> [WHAT YOU HAVE TO DO]: Omit the pictures and print exactly the lines of the listing below, starting at the first and ending at the line containing "const font = 'DejaVu Sans';".

> [DATASET EXTRACT]:
— BEGIN —

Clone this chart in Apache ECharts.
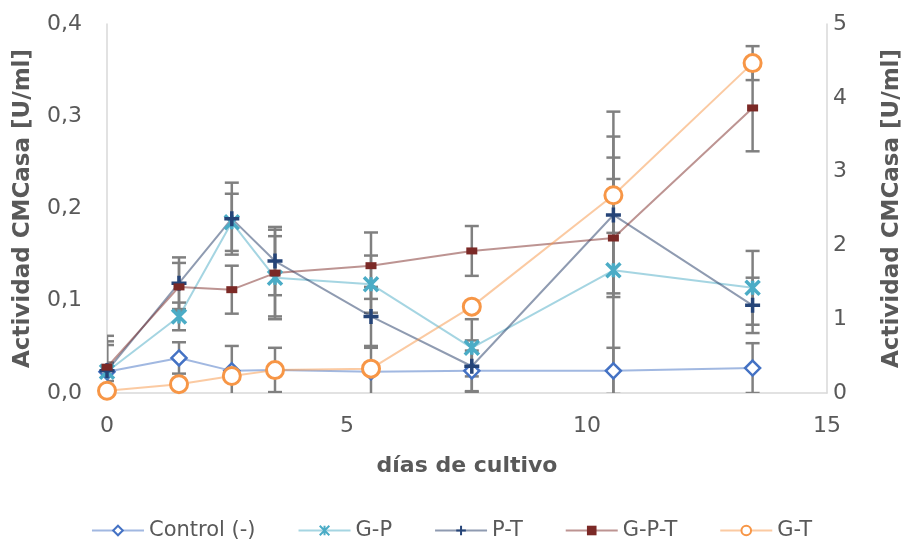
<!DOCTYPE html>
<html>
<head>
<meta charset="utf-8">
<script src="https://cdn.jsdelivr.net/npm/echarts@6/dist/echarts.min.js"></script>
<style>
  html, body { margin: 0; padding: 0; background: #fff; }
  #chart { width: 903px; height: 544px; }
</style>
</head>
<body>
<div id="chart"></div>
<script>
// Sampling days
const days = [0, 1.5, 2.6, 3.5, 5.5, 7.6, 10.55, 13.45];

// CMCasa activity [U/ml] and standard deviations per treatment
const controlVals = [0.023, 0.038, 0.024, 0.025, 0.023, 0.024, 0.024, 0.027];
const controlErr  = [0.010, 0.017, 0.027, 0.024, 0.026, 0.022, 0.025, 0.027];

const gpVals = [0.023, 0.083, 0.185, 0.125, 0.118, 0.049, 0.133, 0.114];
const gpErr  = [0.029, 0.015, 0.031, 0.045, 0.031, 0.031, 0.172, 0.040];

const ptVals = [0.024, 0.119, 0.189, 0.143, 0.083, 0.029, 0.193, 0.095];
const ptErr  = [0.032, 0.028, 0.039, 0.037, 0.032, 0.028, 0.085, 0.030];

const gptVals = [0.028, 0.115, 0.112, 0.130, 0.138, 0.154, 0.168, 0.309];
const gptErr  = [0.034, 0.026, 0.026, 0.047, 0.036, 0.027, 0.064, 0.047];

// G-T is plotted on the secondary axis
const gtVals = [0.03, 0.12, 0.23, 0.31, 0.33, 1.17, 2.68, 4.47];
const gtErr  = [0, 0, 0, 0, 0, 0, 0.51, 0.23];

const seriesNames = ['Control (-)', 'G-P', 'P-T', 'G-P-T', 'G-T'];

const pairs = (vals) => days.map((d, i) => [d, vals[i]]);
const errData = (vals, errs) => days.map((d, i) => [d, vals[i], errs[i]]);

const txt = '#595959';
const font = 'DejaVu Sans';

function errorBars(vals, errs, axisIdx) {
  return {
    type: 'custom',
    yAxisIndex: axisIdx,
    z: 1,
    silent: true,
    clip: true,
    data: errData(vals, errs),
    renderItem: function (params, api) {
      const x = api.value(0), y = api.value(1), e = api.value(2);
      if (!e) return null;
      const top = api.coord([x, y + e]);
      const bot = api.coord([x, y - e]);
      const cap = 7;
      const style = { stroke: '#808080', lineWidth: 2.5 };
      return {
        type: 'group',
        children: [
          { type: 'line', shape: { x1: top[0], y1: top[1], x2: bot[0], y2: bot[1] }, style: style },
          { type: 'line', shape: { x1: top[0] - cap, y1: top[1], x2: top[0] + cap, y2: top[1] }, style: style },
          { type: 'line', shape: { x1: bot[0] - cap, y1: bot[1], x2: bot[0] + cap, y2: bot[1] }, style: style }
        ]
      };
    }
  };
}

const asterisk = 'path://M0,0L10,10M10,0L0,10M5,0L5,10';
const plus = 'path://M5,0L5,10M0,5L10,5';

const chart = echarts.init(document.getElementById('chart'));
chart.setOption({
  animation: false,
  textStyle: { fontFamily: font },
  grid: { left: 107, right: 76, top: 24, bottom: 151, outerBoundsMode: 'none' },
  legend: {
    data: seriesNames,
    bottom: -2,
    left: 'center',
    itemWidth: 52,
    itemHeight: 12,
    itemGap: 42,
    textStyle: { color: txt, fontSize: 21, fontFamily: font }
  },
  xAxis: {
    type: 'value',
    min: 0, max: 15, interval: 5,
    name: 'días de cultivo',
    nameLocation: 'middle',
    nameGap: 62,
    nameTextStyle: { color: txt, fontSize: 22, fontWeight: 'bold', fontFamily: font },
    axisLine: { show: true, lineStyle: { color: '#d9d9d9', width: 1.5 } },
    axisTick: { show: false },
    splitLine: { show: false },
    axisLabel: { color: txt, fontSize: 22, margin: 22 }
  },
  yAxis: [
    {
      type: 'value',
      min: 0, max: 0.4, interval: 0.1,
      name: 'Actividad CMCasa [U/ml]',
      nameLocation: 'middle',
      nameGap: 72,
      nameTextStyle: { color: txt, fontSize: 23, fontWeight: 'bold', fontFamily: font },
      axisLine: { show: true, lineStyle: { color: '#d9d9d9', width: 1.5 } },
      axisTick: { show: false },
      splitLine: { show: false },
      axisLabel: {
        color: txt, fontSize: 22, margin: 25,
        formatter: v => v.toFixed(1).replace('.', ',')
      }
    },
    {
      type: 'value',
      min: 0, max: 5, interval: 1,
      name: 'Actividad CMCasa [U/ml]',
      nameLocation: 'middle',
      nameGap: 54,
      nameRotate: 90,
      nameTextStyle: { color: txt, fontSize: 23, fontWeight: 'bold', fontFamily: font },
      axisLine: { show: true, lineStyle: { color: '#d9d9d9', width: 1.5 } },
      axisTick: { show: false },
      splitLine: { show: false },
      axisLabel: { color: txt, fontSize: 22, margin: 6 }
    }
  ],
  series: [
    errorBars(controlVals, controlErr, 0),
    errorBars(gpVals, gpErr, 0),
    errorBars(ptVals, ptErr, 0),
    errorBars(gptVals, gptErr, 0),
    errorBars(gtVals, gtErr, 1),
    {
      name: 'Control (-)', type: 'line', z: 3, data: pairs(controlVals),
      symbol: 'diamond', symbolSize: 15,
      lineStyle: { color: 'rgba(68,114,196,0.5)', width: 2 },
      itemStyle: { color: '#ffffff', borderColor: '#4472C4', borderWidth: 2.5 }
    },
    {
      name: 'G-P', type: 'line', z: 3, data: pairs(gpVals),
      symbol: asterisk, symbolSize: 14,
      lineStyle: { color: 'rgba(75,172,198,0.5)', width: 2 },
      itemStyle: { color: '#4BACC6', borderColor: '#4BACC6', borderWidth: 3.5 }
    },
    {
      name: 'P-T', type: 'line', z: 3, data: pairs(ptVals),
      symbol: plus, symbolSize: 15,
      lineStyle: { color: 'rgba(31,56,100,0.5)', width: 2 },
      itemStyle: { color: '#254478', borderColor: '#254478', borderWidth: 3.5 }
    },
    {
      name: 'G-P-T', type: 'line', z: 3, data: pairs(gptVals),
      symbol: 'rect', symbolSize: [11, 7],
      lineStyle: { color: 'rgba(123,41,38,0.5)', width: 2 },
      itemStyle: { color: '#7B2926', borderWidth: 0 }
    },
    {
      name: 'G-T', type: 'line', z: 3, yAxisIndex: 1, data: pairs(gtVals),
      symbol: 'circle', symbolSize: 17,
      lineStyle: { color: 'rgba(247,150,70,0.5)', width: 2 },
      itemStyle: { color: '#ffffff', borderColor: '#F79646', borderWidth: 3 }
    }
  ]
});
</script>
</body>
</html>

— END —

> [SOLUTION TO THIS TASK]:
Clone this chart in Apache ECharts.
<!DOCTYPE html>
<html>
<head>
<meta charset="utf-8">
<script src="https://cdn.jsdelivr.net/npm/echarts@6/dist/echarts.min.js"></script>
<style>
  html, body { margin: 0; padding: 0; background: #fff; }
  #chart { width: 903px; height: 544px; }
</style>
</head>
<body>
<div id="chart"></div>
<script>
// Sampling days
const days = [0, 1.5, 2.6, 3.5, 5.5, 7.6, 10.55, 13.45];

// CMCasa activity [U/ml] and standard deviations per treatment
const controlVals = [0.023, 0.038, 0.024, 0.025, 0.023, 0.024, 0.024, 0.027];
const controlErr  = [0.010, 0.017, 0.027, 0.024, 0.026, 0.022, 0.025, 0.027];

const gpVals = [0.023, 0.083, 0.185, 0.125, 0.118, 0.049, 0.133, 0.114];
const gpErr  = [0.029, 0.015, 0.031, 0.045, 0.031, 0.031, 0.172, 0.040];

const ptVals = [0.024, 0.119, 0.189, 0.143, 0.083, 0.029, 0.193, 0.095];
const ptErr  = [0.032, 0.028, 0.039, 0.037, 0.032, 0.028, 0.085, 0.030];

const gptVals = [0.028, 0.115, 0.112, 0.130, 0.138, 0.154, 0.168, 0.309];
const gptErr  = [0.034, 0.026, 0.026, 0.047, 0.036, 0.027, 0.064, 0.047];

// G-T is plotted on the secondary axis
const gtVals = [0.03, 0.12, 0.23, 0.31, 0.33, 1.17, 2.68, 4.47];
const gtErr  = [0, 0, 0, 0, 0, 0, 0.51, 0.23];

const seriesNames = ['Control (-)', 'G-P', 'P-T', 'G-P-T', 'G-T'];

const pairs = (vals) => days.map((d, i) => [d, vals[i]]);
const errData = (vals, errs) => days.map((d, i) => [d, vals[i], errs[i]]);

const txt = '#595959';
const font = 'DejaVu Sans';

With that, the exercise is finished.